Elon Musk might not give discounts on his Tesla cars, but his company’s still managing to earn a profit.
Tesla reported its first quarterly net profit in more than three years on Wednesday, buoyed by nearly $139 million in sales of clean car credits. Musk says this is not an aberration – the company could turn a profit again in the fourth quarter.
Tesla recorded net income of $21.9 million, or 14 cents per share, for the third quarter ended Sept. 30, marking the first positive earnings since the first quarter of 2013. That compared with a loss of $229.9 million, or $1.78 per share, a year earlier. Total revenue more than doubled to $2.30 billion.

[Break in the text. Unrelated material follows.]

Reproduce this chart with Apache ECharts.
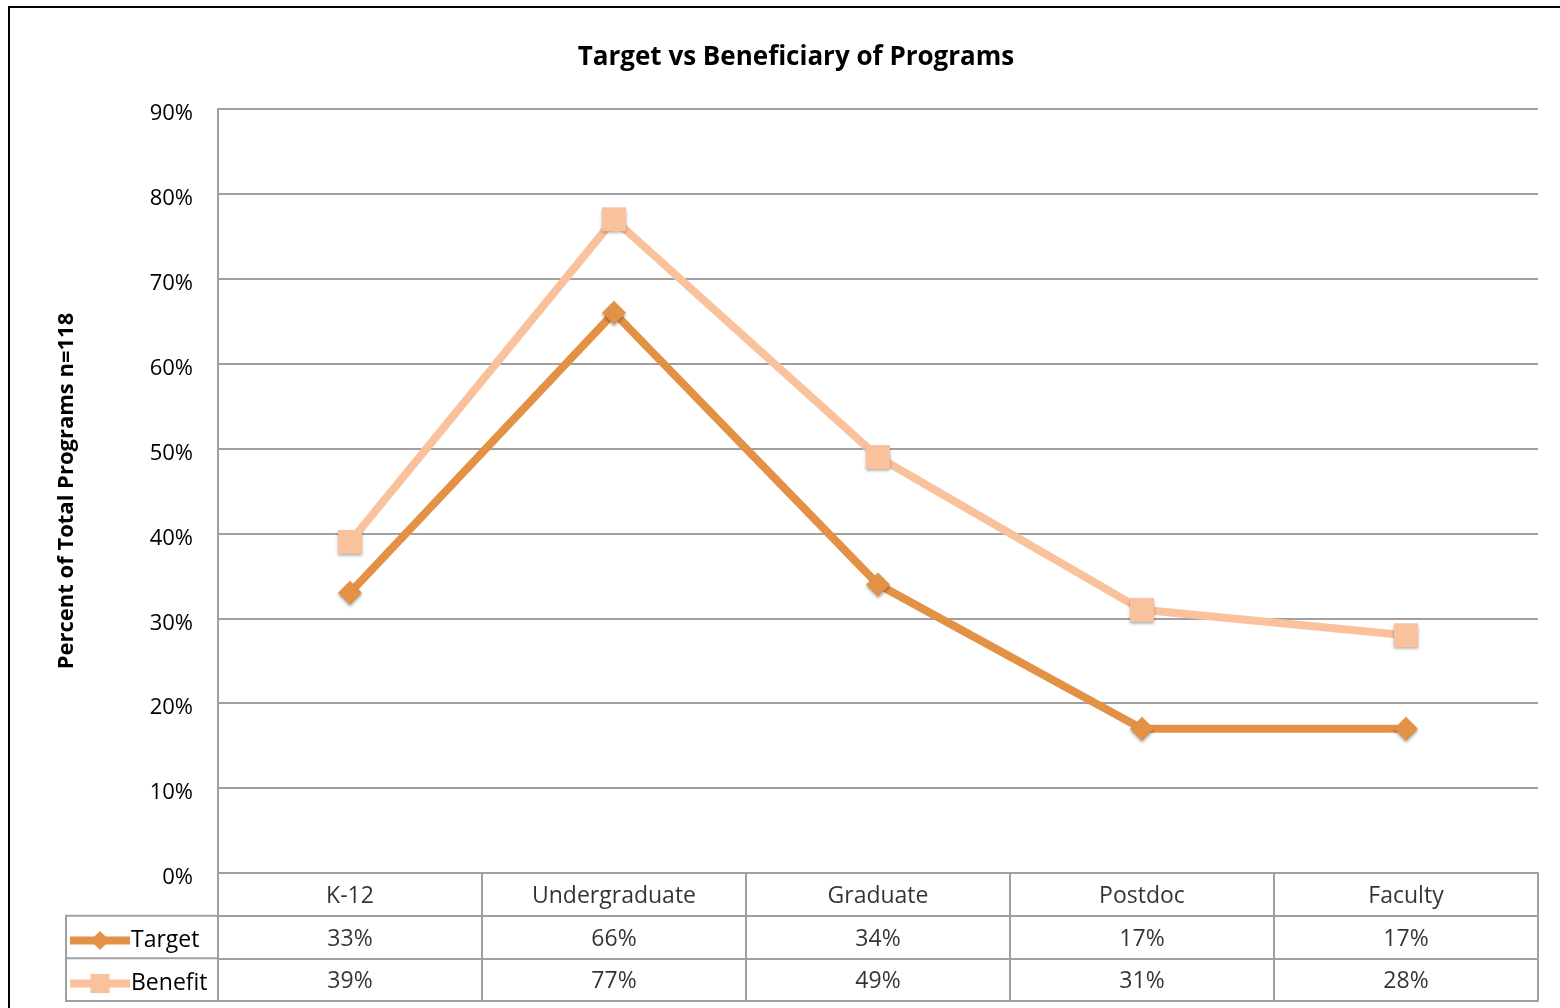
<!DOCTYPE html>
<html>
<head>
<meta charset="utf-8">
<script src="https://cdn.jsdelivr.net/npm/echarts@6/dist/echarts.min.js"></script>
<style>
  html, body { margin: 0; padding: 0; background: #fff; }
  #chart { width: 1560px; height: 1008px; }
</style>
</head>
<body>
<div id="chart"></div>
<script>
// 数据
const categories = ['K-12', 'Undergraduate', 'Graduate', 'Postdoc', 'Faculty'];
const targetValues = [33, 66, 34, 17, 17];
const benefitValues = [39, 77, 49, 31, 28];
const tableRows = ['header', 'Target', 'Benefit'];

const chart = echarts.init(document.getElementById('chart'));
const FONT = 'Open Sans';
const GRID_GRAY = '#a0a0a0';

// 表格文字：[列, 行, 文本]
const tableCells = [];
categories.forEach((c, i) => {
    tableCells.push([i, 0, c]);
    tableCells.push([i, 1, targetValues[i] + '%']);
    tableCells.push([i, 2, benefitValues[i] + '%']);
});

const markerShadow = {
    shadowBlur: 3,
    shadowColor: 'rgba(0,0,0,0.35)',
    shadowOffsetY: 2
};

chart.setOption({
    backgroundColor: '#fff',
    title: {
        text: 'Target vs Beneficiary of Programs',
        left: 791, textAlign: 'center', top: 40,
        textStyle: { fontFamily: FONT, fontSize: 26, fontWeight: 'bold', color: '#000' }
    },
    legend: {
        data: ['Target', 'Benefit'],
        orient: 'vertical',
        left: 61, top: 924,
        itemWidth: 60, itemHeight: 24, itemGap: 20,
        lineStyle: { width: 8 },
        textStyle: { fontFamily: FONT, fontSize: 23, color: '#000', padding: [0, 0, 0, -4] }
    },
    grid: [
        { left: 218, right: 22, top: 109, bottom: 135 },
        { left: 218, right: 22, top: 873, height: 128 }
    ],
    xAxis: [
        {
            type: 'category', gridIndex: 0, data: categories, boundaryGap: true,
            axisLine: { lineStyle: { color: GRID_GRAY, width: 2 } },
            axisTick: { show: false }, axisLabel: { show: false }
        },
        {
            type: 'category', gridIndex: 1, data: categories, boundaryGap: true,
            axisLine: { lineStyle: { color: GRID_GRAY, width: 2 } },
            axisTick: { show: false }, axisLabel: { show: false },
            splitLine: { show: true, lineStyle: { color: GRID_GRAY, width: 2 } }
        }
    ],
    yAxis: [
        {
            type: 'value', gridIndex: 0, min: 0, max: 90, interval: 10,
            name: 'Percent of Total Programs n=118',
            nameLocation: 'middle', nameGap: 140, nameRotate: 90,
            nameTextStyle: { fontFamily: FONT, fontSize: 22, fontWeight: 'bold', color: '#000' },
            axisLine: { show: true, lineStyle: { color: GRID_GRAY, width: 2 } },
            axisTick: { show: false },
            axisLabel: {
                formatter: '{a|{value}%}', margin: 25,
                rich: { a: { fontFamily: FONT, fontSize: 22, color: '#000', padding: [10, 0, 0, 0] } }
            },
            splitLine: { lineStyle: { color: GRID_GRAY, width: 2 } }
        },
        {
            type: 'category', gridIndex: 1, data: tableRows, inverse: true,
            axisLine: { show: true, lineStyle: { color: GRID_GRAY, width: 2 } },
            axisTick: { show: false }, axisLabel: { show: false },
            splitLine: { show: true, lineStyle: { color: GRID_GRAY, width: 2 } }
        }
    ],
    series: [
        {
            name: 'Target', type: 'line', data: targetValues,
            xAxisIndex: 0, yAxisIndex: 0,
            symbol: 'diamond', symbolSize: 24,
            lineStyle: { color: '#e39245', width: 8 },
            itemStyle: Object.assign({ color: '#e39245' }, markerShadow),
            z: 3
        },
        {
            name: 'Benefit', type: 'line', data: benefitValues,
            xAxisIndex: 0, yAxisIndex: 0,
            symbol: 'rect', symbolSize: 24,
            lineStyle: { color: '#f9c29c', width: 8 },
            itemStyle: Object.assign({ color: '#f9c29c' }, markerShadow),
            z: 2
        },
        {
            // 数据表格文字
            type: 'scatter', xAxisIndex: 1, yAxisIndex: 1,
            data: tableCells, symbolSize: 0, silent: true,
            label: {
                show: true, position: 'inside', offset: [0, 2],
                formatter: p => p.data[2],
                fontFamily: FONT, fontSize: 23, color: '#000'
            }
        }
    ],
    graphic: [
        // 外框
        { type: 'rect', shape: { x: 9, y: 7, width: 1700, height: 1200 },
          style: { fill: null, stroke: '#000', lineWidth: 2 }, silent: true },
        // 图例列边框
        { type: 'rect', shape: { x: 66, y: 915.7, width: 152, height: 85.3 },
          style: { fill: null, stroke: GRID_GRAY, lineWidth: 2 }, silent: true },
        { type: 'line', shape: { x1: 66, y1: 958.3, x2: 218, y2: 958.3 },
          style: { stroke: GRID_GRAY, lineWidth: 2 }, silent: true }
    ]
});
</script>
</body>
</html>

Tesla said it had $3.08 billion in cash and cash-equivalents as of the September, compared with $3.25 billion at the end of the second quarter.
The electric carmaker also signaled it has substantially reduced the costs for launching production of its high volume Model 3 sedan next year. Musk told analysts the company’s current plan “does not require any capital raise for the Model 3 at all.” Musk, though, could still raise capital to “account for uncertainty” and “de-risk the business.”
Tesla has managed to weather a rough few months, which involved a fatal crash on its model S, and its much pilloried decision to acquire struggling Solar City.
Tesla’s share rose 6.2% in after hour trades following the announcement. Solar City’s shares were up by 3%.